Step 2: Configure Output Parameters.

Choose the duration, quality, aspect ratio where available, and audio setting before writing the final prompt. Use 9:16 for TikTok, Reels, and Shorts; 16:9 for YouTube, landing pages, and presentations; and 1:1 for feed-style ad testing. If cost matters, draft at a lower setting before moving to 1080p.

Step 3: Construct a Physical Prompt.

Apply the literal prompting method. Describe what is visible and audible: subject, action, camera path, lighting, material, scene changes, dialogue, and sound effects. Avoid vague adjectives unless they are paired with observable detail.

Example

A silver car driving on a dry road. The sun shines on the car roof. The camera follows the car from behind.

Step 4: Define Audio and Shot Continuity.

If you need a scene transition, describe the second shot with repeated anchors. Keep the same character descriptors, product descriptors, lighting, and location terms across shots. If you want sound, describe it explicitly instead of assuming the model will infer it.

Example

Loud engine roaring sound. Tires hitting the gravel sound.

Step 5: Review, Record, and Retry Deliberately.

Click Create and review the output against your checklist. Record the prompt, duration, quality, audio setting, credit cost, and retry reason. If a clip fails because the action is too fast, the subject drifts, or the audio misses the cue, change one variable at a time so you can learn which edit improved the result.

FAQ

Can I use PixVerse V6 videos for commercial marketing?

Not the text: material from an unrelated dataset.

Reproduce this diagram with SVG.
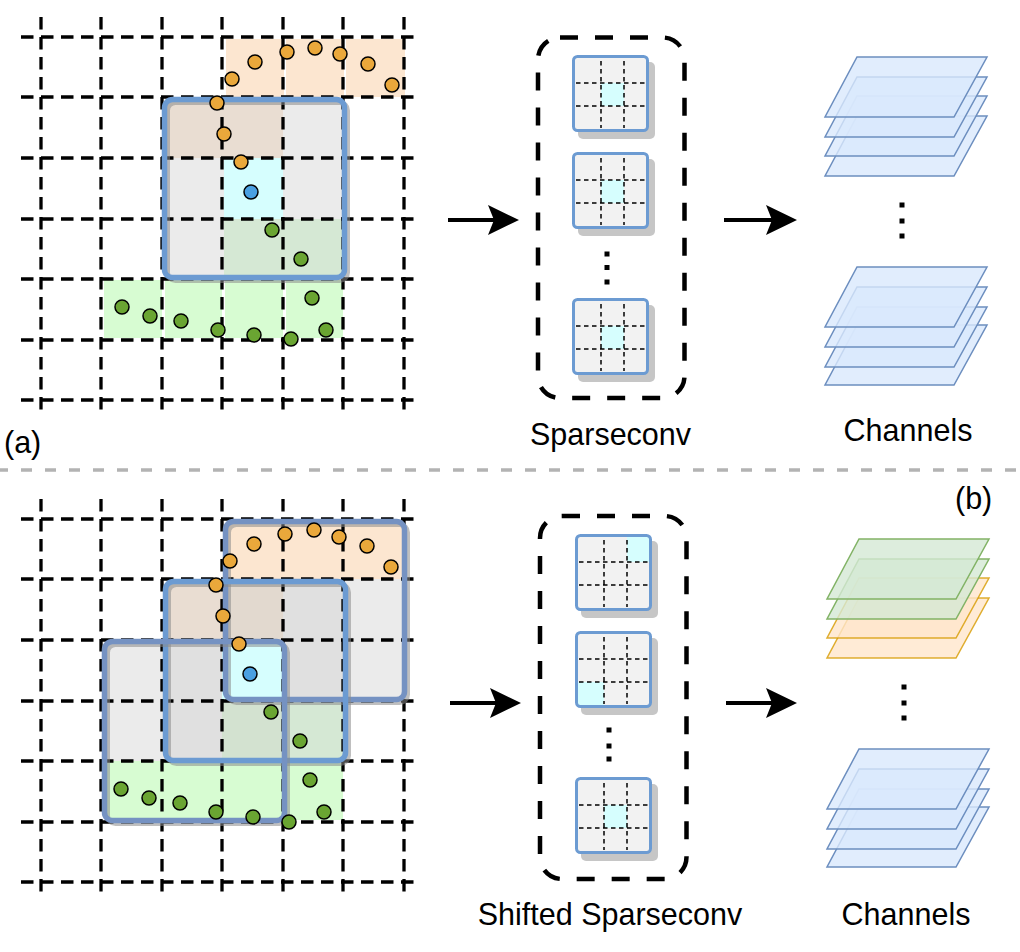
<svg xmlns="http://www.w3.org/2000/svg" xmlns:xlink="http://www.w3.org/1999/xlink" width="1020" height="952" viewBox="0 0 1020 952">
<style>
.grid{fill:none;stroke:#000;stroke-width:3.3;stroke-dasharray:12.5 7.5}
.sep{fill:none;stroke:#b3b3b3;stroke-width:3.5;stroke-dasharray:11 13}
.box{fill:none;stroke:#000;stroke-width:4.5;stroke-dasharray:18 17}
.kb{fill:none;stroke:#6c9bd2;stroke-width:5.5}
.kb2{fill:none;stroke:#7592c2;stroke-width:5.5}
.ks{fill:none;stroke:#8a8a8a;stroke-opacity:.55;stroke-width:5}
.o{fill:#eaa83b;stroke:#000;stroke-width:1.5}
.g{fill:#6aa532;stroke:#000;stroke-width:1.5}
.b{fill:#4aa0e2;stroke:#000;stroke-width:1.5}
.cy{fill:#d6fefe}
.pb{fill:#dae8fc;fill-opacity:.8;stroke:#6c8ebf;stroke-width:1.5}
.pg{fill:#d5e8d4;fill-opacity:.8;stroke:#82b366;stroke-width:1.5}
.po{fill:#ffe6cc;fill-opacity:.8;stroke:#d79b00;stroke-width:1.5;stroke-opacity:.8}
.arr{fill:none;stroke:#000;stroke-width:4}
.t{font-family:"Liberation Sans",Arial,Helvetica,sans-serif;font-size:30.5px;fill:#000}
.dot{fill:#000}
</style>
<defs>
<marker id="ah" markerUnits="userSpaceOnUse" markerWidth="31" markerHeight="30" viewBox="0 0 31 30" refX="6" refY="15" orient="auto">
<path d="M0,0 L31,15 L0,30 L6,15 Z" fill="#000"/>
</marker>
<g id="kbg">
<rect x="6" y="7" width="77" height="77" rx="5" fill="#c6c6c6"/>
<rect x="1.5" y="1.5" width="74" height="74" rx="4" fill="#f2f2f2"/>
</g>
<g id="kfg">
<path d="M29,6V73M52,6V73M4,28H74M4,51H74" fill="none" stroke="#000" stroke-width="1.5" stroke-dasharray="4.5 3.5"/>
<rect x="1.5" y="1.5" width="74" height="74" rx="4" fill="none" stroke="#6c9bd2" stroke-width="3"/>
</g>
<polygon id="plane" points="32,0 162,0 129,60 0,60"/>
</defs>

<!-- (a) grid panel -->
<g id="panel-a-cells">
<rect x="226" y="39" width="58" height="58" fill="#fce6d0"/>
<rect x="286" y="39" width="58" height="58" fill="#fce6d0"/>
<rect x="346" y="39" width="59" height="58" fill="#fce6d0"/>
<rect x="104" y="280" width="58" height="58" fill="#d7fcd2"/>
<rect x="165" y="280" width="57" height="58" fill="#d7fcd2"/>
<rect x="225" y="280" width="58" height="58" fill="#d7fcd2"/>
<rect x="286" y="280" width="57" height="58" fill="#d7fcd2"/>
</g>
<g id="kernel-a-fill">
<rect x="164.5" y="99.5" width="180" height="178" rx="8" fill="#ebebeb"/>
<rect x="166" y="101" width="117" height="57" fill="#e9ddd2"/>
<rect x="224" y="158" width="59" height="61" class="cy"/>
<rect x="224" y="219" width="119" height="57" fill="#d5e8d4"/>
</g>
<g id="grid-a">
<path class="grid" d="M41,17V415M101,17V415M162,17V415M222,17V415M283,17V415M343,17V415M404,17V415M21,37H420M21,97H420M21,158H420M21,219H420M21,279H420M21,340H420M21,400H420"/>
</g>
<g id="kernel-a">
<rect class="ks" x="167.5" y="102.5" width="180" height="178" rx="8"/>
<rect class="kb" x="164.5" y="99.5" width="180" height="178" rx="8"/>
</g>
<g id="points-a">
<circle class="o" cx="232" cy="79" r="7"/>
<circle class="o" cx="255" cy="62" r="7"/>
<circle class="o" cx="287" cy="52" r="7"/>
<circle class="o" cx="315" cy="48" r="7"/>
<circle class="o" cx="340" cy="54" r="7"/>
<circle class="o" cx="368" cy="64" r="7"/>
<circle class="o" cx="392" cy="85" r="7"/>
<circle class="o" cx="217" cy="103" r="7"/>
<circle class="o" cx="224" cy="134" r="7"/>
<circle class="o" cx="241" cy="162" r="7"/>
<circle class="b" cx="251" cy="192" r="7"/>
<circle class="g" cx="272" cy="230" r="7"/>
<circle class="g" cx="301" cy="259" r="7"/>
<circle class="g" cx="312" cy="298" r="7"/>
<circle class="g" cx="326" cy="330" r="7"/>
<circle class="g" cx="291" cy="339" r="7"/>
<circle class="g" cx="254" cy="335" r="7"/>
<circle class="g" cx="218" cy="330" r="7"/>
<circle class="g" cx="181" cy="321" r="7"/>
<circle class="g" cx="150" cy="316" r="7"/>
<circle class="g" cx="122" cy="307" r="7"/>
</g>
<text class="t" x="4" y="453">(a)</text>

<!-- (a) sparseconv stack -->
<g id="sparseconv-a">
<rect class="box" x="538" y="37.5" width="146.5" height="360.5" rx="22"/>
<g id="kernel-a1" transform="translate(572,55)"><use xlink:href="#kbg"/><rect class="cy" x="29" y="28" width="23" height="23"/><use xlink:href="#kfg"/></g>
<g id="kernel-a2" transform="translate(572,152)"><use xlink:href="#kbg"/><rect class="cy" x="29" y="28" width="23" height="23"/><use xlink:href="#kfg"/></g>
<g id="kernel-a3" transform="translate(572,298)"><use xlink:href="#kbg"/><rect class="cy" x="29" y="28" width="23" height="23"/><use xlink:href="#kfg"/></g>
<rect class="dot" x="604.5" y="251.5" width="5" height="5"/>
<rect class="dot" x="604.5" y="265" width="5" height="5"/>
<rect class="dot" x="604.5" y="279.5" width="5" height="5"/>
<text class="t" x="610.5" y="445" text-anchor="middle">Sparseconv</text>
</g>

<!-- (a) channels -->
<g id="channels-a">
<use xlink:href="#plane" class="pb" x="825" y="116"/>
<use xlink:href="#plane" class="pb" x="825" y="96"/>
<use xlink:href="#plane" class="pb" x="825" y="77"/>
<use xlink:href="#plane" class="pb" x="825" y="57"/>
<rect class="dot" x="899.5" y="202.5" width="5" height="5"/>
<rect class="dot" x="899.5" y="218.5" width="5" height="5"/>
<rect class="dot" x="899.5" y="233.5" width="5" height="5"/>
<use xlink:href="#plane" class="pb" x="825" y="325"/>
<use xlink:href="#plane" class="pb" x="825" y="307"/>
<use xlink:href="#plane" class="pb" x="825" y="287"/>
<use xlink:href="#plane" class="pb" x="825" y="267"/>
<text class="t" x="908" y="441" text-anchor="middle">Channels</text>
</g>

<line id="separator" class="sep" x1="-3" y1="470" x2="1020" y2="470"/>

<!-- (b) grid panel -->
<g id="panel-b-cells">
<rect x="225.5" y="521.5" width="179" height="178" rx="8" fill="#ebebeb"/>
<rect x="165.5" y="581.5" width="180" height="179" rx="8" fill="#ebebeb"/>
<rect x="104.5" y="641.5" width="180" height="179" rx="8" fill="#ebebeb"/>
<rect x="225.5" y="581.5" width="120" height="118" fill="#e0e0e0"/>
<rect x="165.5" y="641.5" width="119" height="119" fill="#e0e0e0"/>
<rect x="227" y="523" width="176" height="56" fill="#fce6d0"/>
<rect x="167" y="583" width="55" height="57" fill="#e9ddd2"/>
<rect x="222" y="579" width="61" height="61" fill="#e2d9cf"/>
<rect x="222" y="640" width="61" height="61" class="cy"/>
<rect x="222" y="701" width="61" height="60" fill="#d3e2d0"/>
<rect x="283" y="701" width="60" height="58" fill="#d5e8d4"/>
<rect x="106" y="761" width="177" height="58" fill="#d7fcd2"/>
<rect x="286" y="761" width="57" height="59" fill="#d7fcd2"/>
</g>
<g id="grid-b">
<path class="grid" d="M41,499V898M101,499V898M162,499V898M222,499V898M283,499V898M343,499V898M404,499V898M21,519H420M21,579H420M21,640H420M21,701H420M21,761H420M21,822H420M21,882H420"/>
</g>
<g id="kernel-b1">
<rect class="ks" x="228.5" y="524.5" width="179" height="178" rx="8"/>
<rect class="kb2" x="225.5" y="521.5" width="179" height="178" rx="8"/>
</g>
<g id="kernel-b2">
<rect class="ks" x="168.5" y="584.5" width="180" height="179" rx="8"/>
<rect class="kb" x="165.5" y="581.5" width="180" height="179" rx="8"/>
</g>
<g id="kernel-b3">
<rect class="ks" x="107.5" y="644.5" width="180" height="179" rx="8"/>
<rect class="kb2" x="104.5" y="641.5" width="180" height="179" rx="8"/>
</g>
<g id="points-b">
<circle class="o" cx="230" cy="561" r="7"/>
<circle class="o" cx="254" cy="544" r="7"/>
<circle class="o" cx="285" cy="534" r="7"/>
<circle class="o" cx="314" cy="530" r="7"/>
<circle class="o" cx="339" cy="537" r="7"/>
<circle class="o" cx="367" cy="546" r="7"/>
<circle class="o" cx="391" cy="567" r="7"/>
<circle class="o" cx="216" cy="585" r="7"/>
<circle class="o" cx="223" cy="616" r="7"/>
<circle class="o" cx="239" cy="644" r="7"/>
<circle class="b" cx="250" cy="674" r="7"/>
<circle class="g" cx="271" cy="712" r="7"/>
<circle class="g" cx="300" cy="741" r="7"/>
<circle class="g" cx="310" cy="780" r="7"/>
<circle class="g" cx="324" cy="812" r="7"/>
<circle class="g" cx="289" cy="822" r="7"/>
<circle class="g" cx="253" cy="817" r="7"/>
<circle class="g" cx="216" cy="812" r="7"/>
<circle class="g" cx="180" cy="803" r="7"/>
<circle class="g" cx="149" cy="798" r="7"/>
<circle class="g" cx="121" cy="789" r="7"/>
</g>
<text class="t" x="955" y="509">(b)</text>

<!-- (b) shifted sparseconv stack -->
<g id="sparseconv-b">
<rect class="box" x="540" y="516" width="146.5" height="363" rx="22"/>
<g id="kernel-s1" transform="translate(575,534)"><use xlink:href="#kbg"/><rect class="cy" x="52" y="3" width="22" height="25"/><use xlink:href="#kfg"/></g>
<g id="kernel-s2" transform="translate(575,631)"><use xlink:href="#kbg"/><rect class="cy" x="3" y="51" width="26" height="23"/><use xlink:href="#kfg"/></g>
<g id="kernel-s3" transform="translate(575,777)"><use xlink:href="#kbg"/><rect class="cy" x="29" y="28" width="23" height="23"/><use xlink:href="#kfg"/></g>
<rect class="dot" x="606.5" y="727.5" width="5" height="5"/>
<rect class="dot" x="606.5" y="743.5" width="5" height="5"/>
<rect class="dot" x="606.5" y="756.5" width="5" height="5"/>
<text class="t" x="610" y="925" text-anchor="middle">Shifted Sparseconv</text>
</g>

<!-- (b) channels -->
<g id="channels-b">
<use xlink:href="#plane" class="po" x="827" y="598"/>
<use xlink:href="#plane" class="po" x="827" y="578"/>
<use xlink:href="#plane" class="pg" x="827" y="559"/>
<use xlink:href="#plane" class="pg" x="827" y="539"/>
<rect class="dot" x="901.5" y="684.5" width="5" height="5"/>
<rect class="dot" x="901.5" y="700.5" width="5" height="5"/>
<rect class="dot" x="901.5" y="715.5" width="5" height="5"/>
<use xlink:href="#plane" class="pb" x="827" y="807"/>
<use xlink:href="#plane" class="pb" x="827" y="789"/>
<use xlink:href="#plane" class="pb" x="827" y="769"/>
<use xlink:href="#plane" class="pb" x="827" y="749"/>
<text class="t" x="906" y="925" text-anchor="middle">Channels</text>
</g>

<g id="connectors">
<line class="arr" x1="448" y1="220" x2="494" y2="220" marker-end="url(#ah)"/>
<line class="arr" x1="724" y1="220" x2="772" y2="220" marker-end="url(#ah)"/>
<line class="arr" x1="450" y1="703" x2="496" y2="703" marker-end="url(#ah)"/>
<line class="arr" x1="726" y1="703" x2="772" y2="703" marker-end="url(#ah)"/>
</g>
</svg>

You can use PixVerse outputs in marketing only when your account, plan, input materials, and final use comply with the current PixVerse Terms of Service and any applicable model or platform rules. For client work, paid ads, broadcast, or regulated industries, verify usage rights before publishing.

How many credits does a 15-second 1080p video consume?

According to the PixVerse Platform pricing docs, V6 1080p generation is listed at 18 credits per second without audio and 23 credits per second with audio. That means a 15-second 1080p V6 clip costs 270 credits without audio or 345 credits with audio before retries, extra tools, or future pricing changes.

Does my computer hardware affect PixVerse V6 video quality?

Not in the same way it would affect a local renderer. PixVerse V6 generation runs in the cloud, so your laptop chip, memory, and firmware are not the main quality variables. Your local setup can affect browser responsiveness, upload speed, preview smoothness, and download handling, but benchmark quality should focus on model, prompt, settings, credits, retries, and output review.

How do I maintain character consistency in a Multi-Shot sequence?

V6 follows the physical anchors provided in your prompt. To maintain consistency when the camera cuts from Shot A to Shot B, repeat the core literal descriptors in both shot descriptions. For example, if Shot 1 describes “A woman with blonde hair and a blue silk shirt,” Shot 2 should also include “The same woman with blonde hair and a blue silk shirt.” By explicitly linking these attributes, you anchor the model-driven engine and reduce visual drift during the transition.

What should I include in a real AI video benchmark?

A useful AI video benchmark should include the prompt, workflow, model version, duration, resolution, aspect ratio, audio setting, source assets, seed if available, retry count, accepted output rate, credit cost, generation time, and failure notes. Output scoring should cover prompt adherence, character consistency, motion stability, audio sync, artifacts, and production usability.

Conclusion

PixVerse V6 is most compelling when a creator needs more than a pretty single shot. The model is worth testing for 15-second 1080p clips, native audio, character-led scenes, fast camera moves, transitions, extension, and reference-driven workflows. The three outputs in this review show useful strengths in character continuity, camera movement, and chaotic action.

The right way to evaluate V6 is not by listing the reviewer’s laptop. Treat PixVerse as a cloud video generation workflow: document the prompt, settings, cost, retries, and output quality. Then decide whether V6 fits the specific job. For teams building repeatable production habits, that evidence-first workflow is what turns AI video from a one-off experiment into a usable creative pipeline.